start MATERIAL PROVIDED

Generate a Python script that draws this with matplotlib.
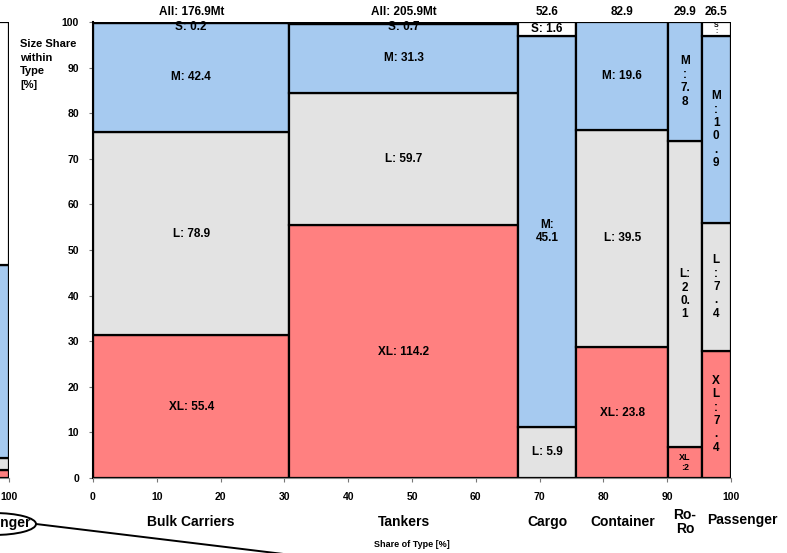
import matplotlib
matplotlib.use('agg')
import matplotlib.pyplot as plt
from matplotlib.patches import Ellipse
from matplotlib.lines import Line2D
import numpy as np

# ship types and totals [Mt]
types = ['Bulk Carriers', 'Tankers', 'Cargo', 'Container', 'Ro-\nRo', 'Passenger']
top_labels = ['All: 176.9Mt', 'All: 205.9Mt', '52.6', '82.9', '29.9', '26.5']

# size classes, bottom to top
sizes = ['XL', 'L', 'M', 'S']
xl = [55.4, 114.2, 0.0, 23.8, 2.0, 7.4]
l  = [78.9, 59.7, 5.9, 39.5, 20.1, 7.4]
m  = [42.4, 31.3, 45.1, 19.6, 7.8, 10.9]
s  = [0.2, 0.7, 1.6, 0.0, 0.0, 0.8]
colors = {'XL': '#ff8080', 'L': '#e3e3e3', 'M': '#a6caf0', 'S': '#ffffff'}

# labels for the narrow columns, wrapped like in the original
wrapped = {
    (4, 'XL'): 'XL\n:2', (4, 'L'): 'L:\n2\n0.\n1', (4, 'M'): 'M\n:\n7.\n8',
    (5, 'XL'): 'X\nL\n:\n7\n.\n4', (5, 'L'): 'L\n:\n7\n.\n4',
    (5, 'M'): 'M\n:\n1\n0\n.\n9', (5, 'S'): 'S\n:',
    (2, 'M'): 'M:\n45.1',
}

# neighbouring chart (only its last column is visible), shares in %
left_sizes = ['XL', 'L', 'M', 'S']
left_vals = [1.7, 2.7, 42.3, 53.3]

fam = ['Liberation Sans Narrow', 'Liberation Sans', 'DejaVu Sans']
plt.rcParams['font.family'] = fam
plt.rcParams['font.weight'] = 'bold'

W, H = 787, 553
fig = plt.figure(figsize=(W / 100, H / 100), dpi=100)
ax = fig.add_axes([93 / W, 1 - 478 / H, 638 / W, 456 / H])

vals = np.array([xl, l, m, s])
totals = vals.sum(axis=0)
widths = totals / totals.sum() * 100
lefts = np.concatenate([[0], np.cumsum(widths)[:-1]])

for i in range(len(types)):
    bottom = 0.0
    for k, sz in enumerate(sizes):
        v = vals[k, i]
        if v <= 0:
            continue
        h = v / totals[i] * 100
        ax.bar(lefts[i], h, width=widths[i], bottom=bottom, align='edge',
               color=colors[sz], edgecolor='black', linewidth=1.6, zorder=2)
        lab = wrapped.get((i, sz), f'{sz}: {v:g}')
        fs = 6.5 if (i, sz) == (4, 'XL') else 8.5
        yc = bottom + h / 2
        if sz == 'S' and i < 2:
            # label sits just under the top edge
            ax.text(lefts[i] + widths[i] / 2, 98.8, lab, ha='center', va='center',
                    fontsize=fs, fontweight='bold', zorder=3)
        elif sz == 'S' and i == 5:
            ax.text(lefts[i] + widths[i] / 2, yc, lab, ha='center', va='center',
                    fontsize=5, fontweight='bold', zorder=3, linespacing=0.8)
        else:
            ax.text(lefts[i] + widths[i] / 2, yc, lab, ha='center', va='center',
                    fontsize=fs, fontweight='bold', zorder=3, linespacing=1.15)
        bottom += h
    ax.text(lefts[i] + widths[i] / 2, 100.9, top_labels[i], ha='center', va='bottom',
            fontsize=8.5, fontweight='bold', clip_on=False)

ax.set_xlim(0, 100)
ax.set_ylim(0, 100)
ax.set_xticks(np.arange(0, 101, 10))
ax.set_yticks(np.arange(0, 101, 10))
ax.tick_params(labelsize=7.5, length=3, width=0.8, color='#777777', pad=7)
for sp in ['top', 'right']:
    ax.spines[sp].set_visible(False)
ax.spines['left'].set_linewidth(1.5)
ax.spines['bottom'].set_color('#888888')

# category names under the x axis
for i, name in enumerate(types):
    if name == 'Passenger':
        ax.text(lefts[i] + 0.8, -9.3, name, ha='left', va='center', fontsize=10,
                fontweight='bold', clip_on=False)
    else:
        ax.text(lefts[i] + widths[i] / 2, -9.6, name, ha='center', va='center',
                fontsize=10, fontweight='bold', clip_on=False, linespacing=1.05)
ax.text(50, -14.5, 'Share of Type [%]', ha='center', va='center', fontsize=6.5,
        fontweight='bold', clip_on=False)

fig.text(20 / W, 1 - 39 / H, 'Size Share\nwithin\nType\n[%]', ha='left', va='top',
         fontsize=8, fontweight='bold', linespacing=1.45)

# part of the neighbouring chart at the left edge
ax0 = fig.add_axes([(9 - 638) / W, 1 - 478 / H, 638 / W, 456 / H])
b = 0.0
for sz, v in zip(left_sizes, left_vals):
    ax0.bar(96, v, width=4, bottom=b, align='edge', color=colors[sz],
            edgecolor='black', linewidth=1.6)
    b += v
ax0.set_xlim(0, 100)
ax0.set_ylim(0, 100)
ax0.set_xticks([100])
ax0.set_yticks([])
ax0.tick_params(labelsize=7.5, length=3, color='#777777', pad=7)
for sp in ['top', 'right', 'left']:
    ax0.spines[sp].set_visible(False)
ax0.spines['bottom'].set_color('#888888')

fig.text(31 / W, 1 - 523 / H, 'Passenger', ha='right', va='center', fontsize=10,
         fontweight='bold')
fig.add_artist(Ellipse((-6 / W, 1 - 524 / H), 84 / W, 22 / H, transform=fig.transFigure,
                       fill=False, edgecolor='black', linewidth=1.4))
fig.add_artist(Line2D([36 / W, 300 / W], [1 - 524 / H, 1 - 556 / H],
                      transform=fig.transFigure, color='black', linewidth=1.4))

fig.savefig('out.png', dpi=100)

end MATERIAL PROVIDED

Extract every line of the data exactly; pictures stay out.

◆ FULL ANSWER
Generate a Python script that draws this with matplotlib.
import matplotlib
matplotlib.use('agg')
import matplotlib.pyplot as plt
from matplotlib.patches import Ellipse
from matplotlib.lines import Line2D
import numpy as np

# ship types and totals [Mt]
types = ['Bulk Carriers', 'Tankers', 'Cargo', 'Container', 'Ro-\nRo', 'Passenger']
top_labels = ['All: 176.9Mt', 'All: 205.9Mt', '52.6', '82.9', '29.9', '26.5']

# size classes, bottom to top
sizes = ['XL', 'L', 'M', 'S']
xl = [55.4, 114.2, 0.0, 23.8, 2.0, 7.4]
l  = [78.9, 59.7, 5.9, 39.5, 20.1, 7.4]
m  = [42.4, 31.3, 45.1, 19.6, 7.8, 10.9]
s  = [0.2, 0.7, 1.6, 0.0, 0.0, 0.8]
colors = {'XL': '#ff8080', 'L': '#e3e3e3', 'M': '#a6caf0', 'S': '#ffffff'}

# labels for the narrow columns, wrapped like in the original
wrapped = {
    (4, 'XL'): 'XL\n:2', (4, 'L'): 'L:\n2\n0.\n1', (4, 'M'): 'M\n:\n7.\n8',
    (5, 'XL'): 'X\nL\n:\n7\n.\n4', (5, 'L'): 'L\n:\n7\n.\n4',
    (5, 'M'): 'M\n:\n1\n0\n.\n9', (5, 'S'): 'S\n:',
    (2, 'M'): 'M:\n45.1',
}

# neighbouring chart (only its last column is visible), shares in %
left_sizes = ['XL', 'L', 'M', 'S']
left_vals = [1.7, 2.7, 42.3, 53.3]

fam = ['Liberation Sans Narrow', 'Liberation Sans', 'DejaVu Sans']
plt.rcParams['font.family'] = fam
plt.rcParams['font.weight'] = 'bold'

W, H = 787, 553
fig = plt.figure(figsize=(W / 100, H / 100), dpi=100)
ax = fig.add_axes([93 / W, 1 - 478 / H, 638 / W, 456 / H])

vals = np.array([xl, l, m, s])
totals = vals.sum(axis=0)
widths = totals / totals.sum() * 100
lefts = np.concatenate([[0], np.cumsum(widths)[:-1]])

for i in range(len(types)):
    bottom = 0.0
    for k, sz in enumerate(sizes):
        v = vals[k, i]
        if v <= 0:
            continue
        h = v / totals[i] * 100
        ax.bar(lefts[i], h, width=widths[i], bottom=bottom, align='edge',
               color=colors[sz], edgecolor='black', linewidth=1.6, zorder=2)
        lab = wrapped.get((i, sz), f'{sz}: {v:g}')
        fs = 6.5 if (i, sz) == (4, 'XL') else 8.5
        yc = bottom + h / 2
        if sz == 'S' and i < 2:
            # label sits just under the top edge
            ax.text(lefts[i] + widths[i] / 2, 98.8, lab, ha='center', va='center',
                    fontsize=fs, fontweight='bold', zorder=3)
        elif sz == 'S' and i == 5:
            ax.text(lefts[i] + widths[i] / 2, yc, lab, ha='center', va='center',
                    fontsize=5, fontweight='bold', zorder=3, linespacing=0.8)
        else:
            ax.text(lefts[i] + widths[i] / 2, yc, lab, ha='center', va='center',
                    fontsize=fs, fontweight='bold', zorder=3, linespacing=1.15)
        bottom += h
    ax.text(lefts[i] + widths[i] / 2, 100.9, top_labels[i], ha='center', va='bottom',
            fontsize=8.5, fontweight='bold', clip_on=False)

ax.set_xlim(0, 100)
ax.set_ylim(0, 100)
ax.set_xticks(np.arange(0, 101, 10))
ax.set_yticks(np.arange(0, 101, 10))
ax.tick_params(labelsize=7.5, length=3, width=0.8, color='#777777', pad=7)
for sp in ['top', 'right']:
    ax.spines[sp].set_visible(False)
ax.spines['left'].set_linewidth(1.5)
ax.spines['bottom'].set_color('#888888')

# category names under the x axis
for i, name in enumerate(types):
    if name == 'Passenger':
        ax.text(lefts[i] + 0.8, -9.3, name, ha='left', va='center', fontsize=10,
                fontweight='bold', clip_on=False)
    else:
        ax.text(lefts[i] + widths[i] / 2, -9.6, name, ha='center', va='center',
                fontsize=10, fontweight='bold', clip_on=False, linespacing=1.05)
ax.text(50, -14.5, 'Share of Type [%]', ha='center', va='center', fontsize=6.5,
        fontweight='bold', clip_on=False)

fig.text(20 / W, 1 - 39 / H, 'Size Share\nwithin\nType\n[%]', ha='left', va='top',
         fontsize=8, fontweight='bold', linespacing=1.45)

# part of the neighbouring chart at the left edge
ax0 = fig.add_axes([(9 - 638) / W, 1 - 478 / H, 638 / W, 456 / H])
b = 0.0
for sz, v in zip(left_sizes, left_vals):
    ax0.bar(96, v, width=4, bottom=b, align='edge', color=colors[sz],
            edgecolor='black', linewidth=1.6)
    b += v
ax0.set_xlim(0, 100)
ax0.set_ylim(0, 100)
ax0.set_xticks([100])
ax0.set_yticks([])
ax0.tick_params(labelsize=7.5, length=3, color='#777777', pad=7)
for sp in ['top', 'right', 'left']:
    ax0.spines[sp].set_visible(False)
ax0.spines['bottom'].set_color('#888888')

fig.text(31 / W, 1 - 523 / H, 'Passenger', ha='right', va='center', fontsize=10,
         fontweight='bold')
fig.add_artist(Ellipse((-6 / W, 1 - 524 / H), 84 / W, 22 / H, transform=fig.transFigure,
                       fill=False, edgecolor='black', linewidth=1.4))
fig.add_artist(Line2D([36 / W, 300 / W], [1 - 524 / H, 1 - 556 / H],
                      transform=fig.transFigure, color='black', linewidth=1.4))

fig.savefig('out.png', dpi=100)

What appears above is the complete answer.